══ RECORDED INFORMATION

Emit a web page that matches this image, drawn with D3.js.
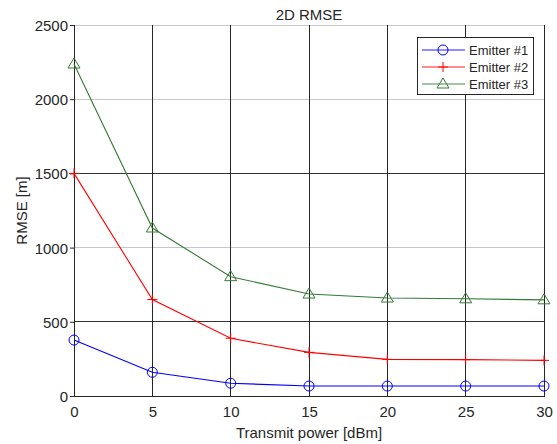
<!DOCTYPE html>
<html>
<head>
<meta charset="utf-8">
<script src="https://cdn.jsdelivr.net/npm/d3@7.9.0/dist/d3.min.js"></script>
<style>
  body { margin: 0; background: #fff; }
  svg { display: block; font-family: "Liberation Sans", Arial, sans-serif; }
  text { fill: #262626; }
</style>
</head>
<body>
<svg id="chart" width="557" height="444"></svg>
<script>
// data
const powers = [0, 5, 10, 15, 20, 25, 30];
const emitter1 = [377, 160, 86, 67, 67, 67, 67];
const emitter2 = [1500, 650, 389, 294, 247, 245, 240];
const emitter3 = [2237, 1132, 804, 687, 660, 655, 648];
const seriesNames = ["Emitter #1", "Emitter #2", "Emitter #3"];
const xTicks = [0, 5, 10, 15, 20, 25, 30];
const yTicks = [0, 500, 1000, 1500, 2000, 2500];

const series = [
    { name: seriesNames[0], values: emitter1, color: "#0000ff", marker: "circle" },
    { name: seriesNames[1], values: emitter2, color: "#ff0000", marker: "plus" },
    { name: seriesNames[2], values: emitter3, color: "#357a35", marker: "triangle" }
];

const svg = d3.select("#chart");
const margin = { left: 74, right: 13, top: 25, bottom: 48 };
const width = 557, height = 444;

const x = d3.scaleLinear().domain([0, 30]).range([margin.left, width - margin.right]);
const y = d3.scaleLinear().domain([0, 2500]).range([height - margin.bottom, margin.top]);

// horizontal grid (some lines render darker in the original)
svg.append("g")
    .selectAll("line")
    .data(yTicks.filter(d => d > 0))
    .join("line")
    .attr("x1", x(0)).attr("x2", x(30))
    .attr("y1", d => y(d)).attr("y2", d => y(d))
    .attr("stroke", d => (d === 500 || d === 1500) ? "#333" : "#c8c8c8")
    .attr("stroke-width", 1)
    .attr("shape-rendering", "crispEdges");

// vertical grid
svg.append("g")
    .selectAll("line")
    .data(xTicks.filter(d => d > 0))
    .join("line")
    .attr("x1", d => x(d)).attr("x2", d => x(d))
    .attr("y1", y(0)).attr("y2", y(2500))
    .attr("stroke", "#262626")
    .attr("stroke-width", 1)
    .attr("shape-rendering", "crispEdges");

// axes
const xAxis = svg.append("g")
    .attr("transform", `translate(0,${y(0)})`)
    .call(d3.axisBottom(x).tickValues(xTicks).tickFormat(d3.format("d")).tickSize(0).tickPadding(10));
const yAxis = svg.append("g")
    .attr("transform", `translate(${x(0)},0)`)
    .call(d3.axisLeft(y).tickValues(yTicks).tickFormat(d3.format("d")).tickSize(4).tickPadding(2));
[xAxis, yAxis].forEach(a => {
    a.select(".domain").attr("stroke", "#262626").attr("shape-rendering", "crispEdges");
    a.selectAll("line").attr("stroke", "#262626");
    a.selectAll("text").attr("font-size", 15).attr("font-family", "Liberation Sans, Arial, sans-serif").attr("fill", "#262626");
});
yAxis.selectAll("text").attr("dy", "0.36em");

// lines and markers
const line = d3.line().x((d, i) => x(powers[i])).y(d => y(d));

function drawMarker(g, type, color) {
    if (type === "circle") {
        g.append("circle").attr("r", 5).attr("fill", "none").attr("stroke", color);
    } else if (type === "plus") {
        g.append("path").attr("d", "M-5,0H5M0,-5V5").attr("stroke", color).attr("fill", "none");
    } else {
        g.append("path").attr("d", "M0,-6L6,4H-6Z").attr("stroke", color).attr("fill", "none");
    }
}

series.forEach(s => {
    svg.append("path")
        .datum(s.values)
        .attr("d", line)
        .attr("fill", "none")
        .attr("stroke", s.color)
        .attr("stroke-width", 1.1);
    svg.append("g")
        .selectAll("g")
        .data(s.values)
        .join("g")
        .attr("transform", (d, i) => `translate(${x(powers[i])},${y(d)})`)
        .each(function () { drawMarker(d3.select(this), s.marker, s.color); });
});

// title and labels
svg.append("text")
    .attr("x", (x(0) + x(30)) / 2).attr("y", 20)
    .attr("text-anchor", "middle").attr("font-size", 15)
    .text("2D RMSE");
svg.append("text")
    .attr("x", (x(0) + x(30)) / 2).attr("y", 438)
    .attr("text-anchor", "middle").attr("font-size", 15)
    .text("Transmit power [dBm]");
svg.append("text")
    .attr("transform", `translate(27,${(y(0) + y(2500)) / 2}) rotate(-90)`)
    .attr("text-anchor", "middle").attr("font-size", 15)
    .text("RMSE [m]");

// legend
const legend = svg.append("g").attr("transform", "translate(417,37)");
legend.append("rect")
    .attr("width", 116).attr("height", 57)
    .attr("fill", "#fff").attr("stroke", "#262626")
    .attr("shape-rendering", "crispEdges");
series.forEach((s, i) => {
    const row = legend.append("g").attr("transform", `translate(0,${13 + i * 17})`);
    row.append("line").attr("x1", 5).attr("x2", 48)
        .attr("stroke", s.color).attr("stroke-opacity", 0.6).attr("stroke-width", 1.5);
    const m = row.append("g").attr("transform", "translate(26,0)");
    drawMarker(m, s.marker, s.color);
    row.append("text").attr("x", 52).attr("dy", "0.36em")
        .attr("font-size", 13).text(s.name);
});
</script>
</body>
</html>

════

◆ TASK REQUIREMENTS
Quote the data exactly, leaving every image out of the copy.

◆ THE RESPONSE
Emit a web page that matches this image, drawn with D3.js.
<!DOCTYPE html>
<html>
<head>
<meta charset="utf-8">
<script src="https://cdn.jsdelivr.net/npm/d3@7.9.0/dist/d3.min.js"></script>
<style>
  body { margin: 0; background: #fff; }
  svg { display: block; font-family: "Liberation Sans", Arial, sans-serif; }
  text { fill: #262626; }
</style>
</head>
<body>
<svg id="chart" width="557" height="444"></svg>
<script>
// data
const powers = [0, 5, 10, 15, 20, 25, 30];
const emitter1 = [377, 160, 86, 67, 67, 67, 67];
const emitter2 = [1500, 650, 389, 294, 247, 245, 240];
const emitter3 = [2237, 1132, 804, 687, 660, 655, 648];
const seriesNames = ["Emitter #1", "Emitter #2", "Emitter #3"];
const xTicks = [0, 5, 10, 15, 20, 25, 30];
const yTicks = [0, 500, 1000, 1500, 2000, 2500];

const series = [
    { name: seriesNames[0], values: emitter1, color: "#0000ff", marker: "circle" },
    { name: seriesNames[1], values: emitter2, color: "#ff0000", marker: "plus" },
    { name: seriesNames[2], values: emitter3, color: "#357a35", marker: "triangle" }
];

const svg = d3.select("#chart");
const margin = { left: 74, right: 13, top: 25, bottom: 48 };
const width = 557, height = 444;

const x = d3.scaleLinear().domain([0, 30]).range([margin.left, width - margin.right]);
const y = d3.scaleLinear().domain([0, 2500]).range([height - margin.bottom, margin.top]);

// horizontal grid (some lines render darker in the original)
svg.append("g")
    .selectAll("line")
    .data(yTicks.filter(d => d > 0))
    .join("line")
    .attr("x1", x(0)).attr("x2", x(30))
    .attr("y1", d => y(d)).attr("y2", d => y(d))
    .attr("stroke", d => (d === 500 || d === 1500) ? "#333" : "#c8c8c8")
    .attr("stroke-width", 1)
    .attr("shape-rendering", "crispEdges");

// vertical grid
svg.append("g")
    .selectAll("line")
    .data(xTicks.filter(d => d > 0))
    .join("line")
    .attr("x1", d => x(d)).attr("x2", d => x(d))
    .attr("y1", y(0)).attr("y2", y(2500))
    .attr("stroke", "#262626")
    .attr("stroke-width", 1)
    .attr("shape-rendering", "crispEdges");

// axes
const xAxis = svg.append("g")
    .attr("transform", `translate(0,${y(0)})`)
    .call(d3.axisBottom(x).tickValues(xTicks).tickFormat(d3.format("d")).tickSize(0).tickPadding(10));
const yAxis = svg.append("g")
    .attr("transform", `translate(${x(0)},0)`)
    .call(d3.axisLeft(y).tickValues(yTicks).tickFormat(d3.format("d")).tickSize(4).tickPadding(2));
[xAxis, yAxis].forEach(a => {
    a.select(".domain").attr("stroke", "#262626").attr("shape-rendering", "crispEdges");
    a.selectAll("line").attr("stroke", "#262626");
    a.selectAll("text").attr("font-size", 15).attr("font-family", "Liberation Sans, Arial, sans-serif").attr("fill", "#262626");
});
yAxis.selectAll("text").attr("dy", "0.36em");

// lines and markers
const line = d3.line().x((d, i) => x(powers[i])).y(d => y(d));

function drawMarker(g, type, color) {
    if (type === "circle") {
        g.append("circle").attr("r", 5).attr("fill", "none").attr("stroke", color);
    } else if (type === "plus") {
        g.append("path").attr("d", "M-5,0H5M0,-5V5").attr("stroke", color).attr("fill", "none");
    } else {
        g.append("path").attr("d", "M0,-6L6,4H-6Z").attr("stroke", color).attr("fill", "none");
    }
}

series.forEach(s => {
    svg.append("path")
        .datum(s.values)
        .attr("d", line)
        .attr("fill", "none")
        .attr("stroke", s.color)
        .attr("stroke-width", 1.1);
    svg.append("g")
        .selectAll("g")
        .data(s.values)
        .join("g")
        .attr("transform", (d, i) => `translate(${x(powers[i])},${y(d)})`)
        .each(function () { drawMarker(d3.select(this), s.marker, s.color); });
});

// title and labels
svg.append("text")
    .attr("x", (x(0) + x(30)) / 2).attr("y", 20)
    .attr("text-anchor", "middle").attr("font-size", 15)
    .text("2D RMSE");
svg.append("text")
    .attr("x", (x(0) + x(30)) / 2).attr("y", 438)
    .attr("text-anchor", "middle").attr("font-size", 15)
    .text("Transmit power [dBm]");
svg.append("text")
    .attr("transform", `translate(27,${(y(0) + y(2500)) / 2}) rotate(-90)`)
    .attr("text-anchor", "middle").attr("font-size", 15)
    .text("RMSE [m]");

// legend
const legend = svg.append("g").attr("transform", "translate(417,37)");
legend.append("rect")
    .attr("width", 116).attr("height", 57)
    .attr("fill", "#fff").attr("stroke", "#262626")
    .attr("shape-rendering", "crispEdges");
series.forEach((s, i) => {
    const row = legend.append("g").attr("transform", `translate(0,${13 + i * 17})`);
    row.append("line").attr("x1", 5).attr("x2", 48)
        .attr("stroke", s.color).attr("stroke-opacity", 0.6).attr("stroke-width", 1.5);
    const m = row.append("g").attr("transform", "translate(26,0)");
    drawMarker(m, s.marker, s.color);
    row.append("text").attr("x", 52).attr("dy", "0.36em")
        .attr("font-size", 13).text(s.name);
});
</script>
</body>
</html>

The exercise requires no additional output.